Ian D. Larson

Painted presentations of visceral bacchanalia, hillbilly witchcraft, and degenerate portraiture.

The works are glimpses of narratives, with a focus on the human figure. The characters belong to their own social contexts, where fictitious chaos meets blatant references, satirical violence, and humor. They act on their animal (often maniacal and sexual) nature with exploited and often tragic exiguity.

Ralph Bourque

Darkness is the condition from which we all come. It is the matrix of infinite form and possibility from which light picks and chooses the objects it illuminates and brings into existence. In my art, I have discovered parallels between this interplay of darkness and light, and the interplay of black ink and white paper. The subjects of my current body of work may be the Louisiana animals and vegetation which surround me (both of which have fascinated me since I was a child growing up amongst sugar cane farmers in and around the exotic environs of Avery Island).

Kyle White

Much of my personal work is an exploration on the subject of home, from a self-reflective and self-critical perspective.
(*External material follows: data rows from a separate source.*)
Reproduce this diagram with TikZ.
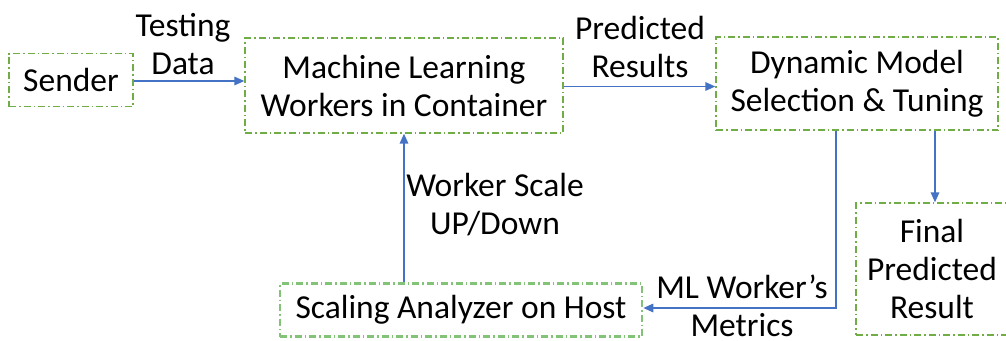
\documentclass[tikz,border=0pt]{standalone}
\usepackage{fontspec}
\setmainfont{Carlito}
\usepackage{xcolor}
\usetikzlibrary{arrows.meta,positioning}
\definecolor{boxgreen}{RGB}{112,173,71}
\definecolor{scalegreen}{RGB}{130,195,120}
\definecolor{flowblue}{RGB}{68,114,196}

\begin{document}
\begin{tikzpicture}[
  x=1pt, y=-1pt,
  font=\fontsize{33.5}{38}\selectfont,
  box/.style={draw=boxgreen, line width=1.3pt,
              dash pattern=on 7pt off 3pt on 1.5pt off 3pt,
              align=center, inner sep=0pt},
  scalebox/.style={box, draw=scalegreen, line width=2.6pt},
  flow/.style={-{Triangle[length=10pt,width=8.5pt]}, flowblue, line width=1.6pt},
  lbl/.style={align=center, inner sep=0pt}
]
\clip (0,0) rectangle (1006,340);

%% --- boxes ---
\node[box, minimum width=124pt, minimum height=53pt] (snd) at (71,80) {Sender};
\node[box, minimum width=318pt, minimum height=95pt] (mlw) at (404,85.5)
  {Machine Learning\\Workers in Container};
\node[box, minimum width=282pt, minimum height=93pt] (dms) at (857,83.5)
  {Dynamic Model\\Selection \& Tuning};
\node[box, minimum width=152pt, minimum height=132pt] (fin) at (932,269)
  {Final\\Predicted\\Result};
\node[scalebox, minimum width=362pt, minimum height=53pt] (sca) at (461,310)
  {Scaling Analyzer on Host};

%% --- connectors ---
\draw[flow] ([yshift=-1]snd.east) -- ([yshift=-1]snd.east -| mlw.west);
\draw[flow] ([yshift=-1]mlw.east) -- ([yshift=-1]mlw.east -| dms.west);
\draw[flow] ([xshift=3]fin.north |- dms.south) -- ([xshift=3]fin.north);
\draw[flow] ([xshift=-21]dms.south) |- ([yshift=2]sca.east);
\draw[flow] (sca.north -| mlw.south) -- (mlw.south);

%% --- labels ---
\node[lbl] (tdat) at (183,44) {Testing\\Data};
\node[lbl] (pres) at (640,47) {Predicted\\Results};
\node[lbl] (wsud) at (495,205) {Worker Scale\\UP/Down};
\node[lbl] (mlwm) at (742,306) {ML Worker’s\\Metrics};
\end{tikzpicture}
\end{document}
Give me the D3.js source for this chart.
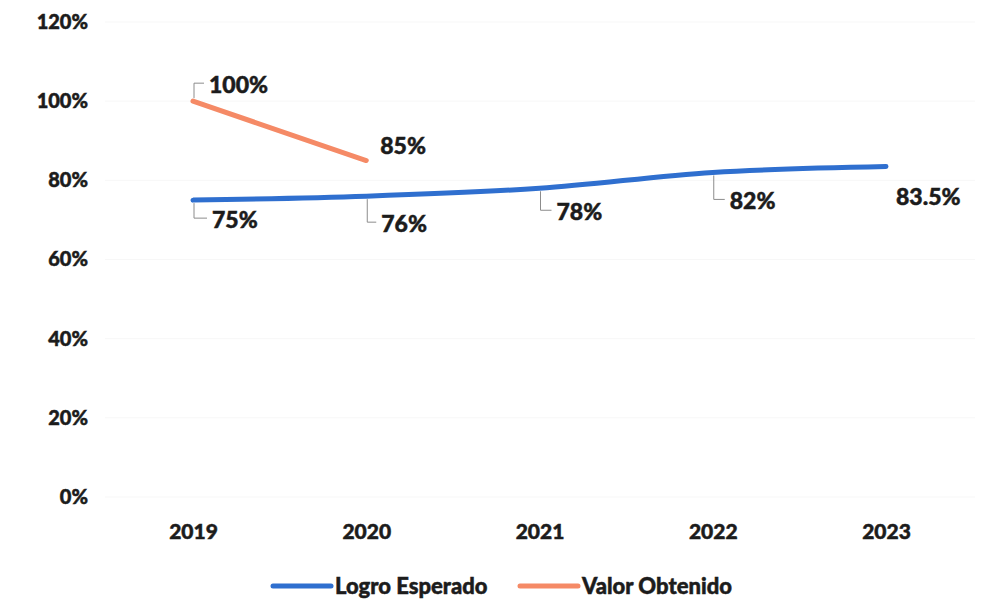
<!DOCTYPE html>
<html>
<head>
<meta charset="utf-8">
<script src="https://cdn.jsdelivr.net/npm/d3@7"></script>
<style>
  html, body { margin: 0; padding: 0; background: #fff; }
  svg { display: block; font-family: Lato, "Open Sans", sans-serif; font-weight: 700; }
  svg text { stroke: #1c1c1c; stroke-width: 0.5px; }
</style>
</head>
<body>
<div id="chart"></div>
<script>
// ── Data ───────────────────────────────────────────────────────────────
const years = ["2019", "2020", "2021", "2022", "2023"];
const yTicks = [0, 0.2, 0.4, 0.6, 0.8, 1.0, 1.2];
const logroEsperado = [0.75, 0.76, 0.78, 0.82, 0.835];
const valorObtenido = [1.00, 0.85];
const logroLabels = ["75%", "76%", "78%", "82%", "83.5%"];
const valorLabels = ["100%", "85%"];

// label offsets (relative to point) and whether a leader line is drawn
const logroLabelPos = [
    { dx: 19, dy: 20, leader: true },
    { dx: 15, dy: 28, leader: true },
    { dx: 17, dy: 24, leader: true },
    { dx: 17, dy: 29, leader: true },
    { dx: 10, dy: 30, leader: false }
];
const valorLabelPos = [
    { dx: 16, dy: -16, leader: true },
    { dx: 14, dy: -15, leader: false }
];

const W = 984, H = 604;
const blue = "#2f6fcf", orange = "#f58a66";
const ink = "#1c1c1c";

const svg = d3.select("#chart").append("svg")
    .attr("width", W).attr("height", H);

// Scales
const x = d3.scalePoint().domain(years).range([193, 886]);
const y = d3.scaleLinear().domain([0, 1.2]).range([497, 22]);

// Faint gridlines
svg.append("g").selectAll("line")
    .data(yTicks)
    .join("line")
    .attr("x1", 105).attr("x2", 975)
    .attr("y1", d => y(d)).attr("y2", d => y(d))
    .style("stroke", "#f7f7f7").style("stroke-width", 1);

// Y axis (labels only)
const yAxis = svg.append("g")
    .attr("transform", "translate(88,0)")
    .call(d3.axisLeft(y).tickValues(yTicks).tickFormat(d3.format(".0%")).tickSize(0).tickPadding(0));
yAxis.select(".domain").remove();
yAxis.selectAll("text")
    .style("font-size", "20px").style("font-family", "Lato, sans-serif")
    .style("font-weight", 900).style("fill", ink);

// X axis (labels only)
const xAxis = svg.append("g")
    .attr("transform", "translate(0,524)")
    .call(d3.axisBottom(x).tickSize(0).tickPadding(0));
xAxis.select(".domain").remove();
xAxis.selectAll("text")
    .style("font-size", "21px").style("font-family", "Lato, sans-serif")
    .style("font-weight", 900).style("fill", ink);

// Lines
const line = d3.line()
    .x((d, i) => x(years[i]))
    .y(d => y(d))
    .curve(d3.curveMonotoneX);

svg.append("path").datum(logroEsperado)
    .attr("d", line)
    .style("fill", "none").style("stroke", blue)
    .style("stroke-width", 5).style("stroke-linecap", "round");

svg.append("path").datum(valorObtenido)
    .attr("d", line)
    .style("fill", "none").style("stroke", orange)
    .style("stroke-width", 5).style("stroke-linecap", "round");

// Data labels
function drawLabels(values, labels, pos) {
    const g = svg.append("g");
    values.forEach((v, i) => {
        const px = x(years[i]), py = y(v);
        const p = pos[i];
        const ty = py + p.dy;
        if (p.leader) {
            const midY = ty - 2;
            g.append("path")
                .attr("d", `M${px + 1},${py + (p.dy > 0 ? 3 : -3)} L${px + 1},${midY} L${px + p.dx - 5},${midY}`)
                .style("fill", "none").style("stroke", "#8c8c8c").style("stroke-width", 1);
        }
        g.append("text")
            .attr("x", px + p.dx)
            .attr("y", ty)
            .attr("dy", "0.35em")
            .style("font-size", "23px")
            .style("font-weight", 900)
            .style("fill", ink)
            .text(labels[i]);
    });
}
drawLabels(logroEsperado, logroLabels, logroLabelPos);
drawLabels(valorObtenido, valorLabels, valorLabelPos);

// Legend
const legend = [
    { name: "Logro Esperado", color: blue, x: 273 },
    { name: "Valor Obtenido", color: orange, x: 520 }
];
const lg = svg.append("g").attr("transform", "translate(0,586)");
legend.forEach(d => {
    lg.append("line")
        .attr("x1", d.x).attr("x2", d.x + 58)
        .attr("y1", 0).attr("y2", 0)
        .style("stroke", d.color).style("stroke-width", 5).style("stroke-linecap", "round");
    lg.append("text")
        .attr("x", d.x + 62).attr("y", 0).attr("dy", "0.35em")
        .style("font-size", "22px").style("font-weight", 900).style("fill", ink)
        .text(d.name);
});
</script>
</body>
</html>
Home is defined as being the place where a person, family, or household lives, but can home only be defined as a physical landscape? By creating a series of visual allegories, my work both documents and strives to interpret the key constituents which identify home and make it distinct from any other place.

Chloe S. Watson

My reading of Gaston Bachelard’s “The Poetics of Space” has had a profound effect on how I relate my own personal space to memories and experiences. Substituting furniture, doorways, windows, or other domestic architectural elements with these geometric forms separates the viewer from the memories of my past spaces that the original objects lived in. To further enhance the ambiguity of the space, I have been exploring “the blank,” an abstract form that may be read as a negative space, a solid object, or even a thought bubble.

Nancy VanDevender

Portrait, still life, landscape, history, and traditional genres of painting are broken down through symbols, marks taken from tattooed skin, walls of graffiti, and open public media. These images, which are collected and archived as source material, are altered, layered, flattened, and re-contextualized to become emblems of contemporary documentary. They are then presented in the format of a backdrop or stage, size and configuration dictating a space in which something more happens.

Andrew Smaldone

In my paintings, I endeavor to focus on the interstices of architectural space in an attempt to marry the inside with outside. Consequently, I seek to depict structures from several different perspectives and sometimes repeatedly as a means to emphasize fluctuations of mood and emotion. The constructions in these works exist only as paint, yet they allow me to lay the foundation necessary to explore questions of time and permanence. I present a detached viewpoint and generate room for introspection, where a sense of silence permeates.

Regina Scully

My paintings attempt to show the phenomena of contemporary cities and spaces from my own embodied perception, that is, from the perspective of being inside these as opposed to viewing them from afar. Thus, my personal experience of the environment pervades; objects and spaces exist in an amplified setting in which the excesses of our society have created an abundance of remnants. I endeavor to counter this fragmentation with an expression of harmony, to generate a feeling of accord that emerges in an atmosphere of dissonance.

Katie Miller

I’m interested in the history of childhood as a concept. Today, childhood seems to be in a perpetual state of redefinition, with influences from the media, commerce, technology, and globalization. I am also fascinated with late 15th to early 16th century European painting. During this period, Realism in art was instrumental to religious devotion. Holy figures were represented as corporeal, yet idealized beings. I feel that this tradition is echoed in the adoration of children in contemporary secular society.

Susan Martin

I find my subject matter everywhere: in the images of the commonplace, the everyday, rather than the exotic or the perfect. It is a fascination with patterns that drives my selection of subject matter, rather than the subjects themselves. By eliminating the context provided by background and examining a subject close-up and enlarged, the resulting composition can be viewed abstractly as a complex arrangements of colors and textures with inherent aesthetic value apart from its representation of an object or place. The resulting in-your-face compositions are intense.

Kathleen Loe

The atmosphere of the Deep South in which I was raised was permeated with secrecy and illusion. Family surveillance, church hypocrisy, and a Mandarinesque social system produced a keen awareness that life was being designed behind many delicate screens. For years I’ve been living in Northern cities and the Western high country. This first group of paintings since my return to New Orleans functions as a decryption for veiled meanings, using forms that suggest the most sensual of emotions: anticipation.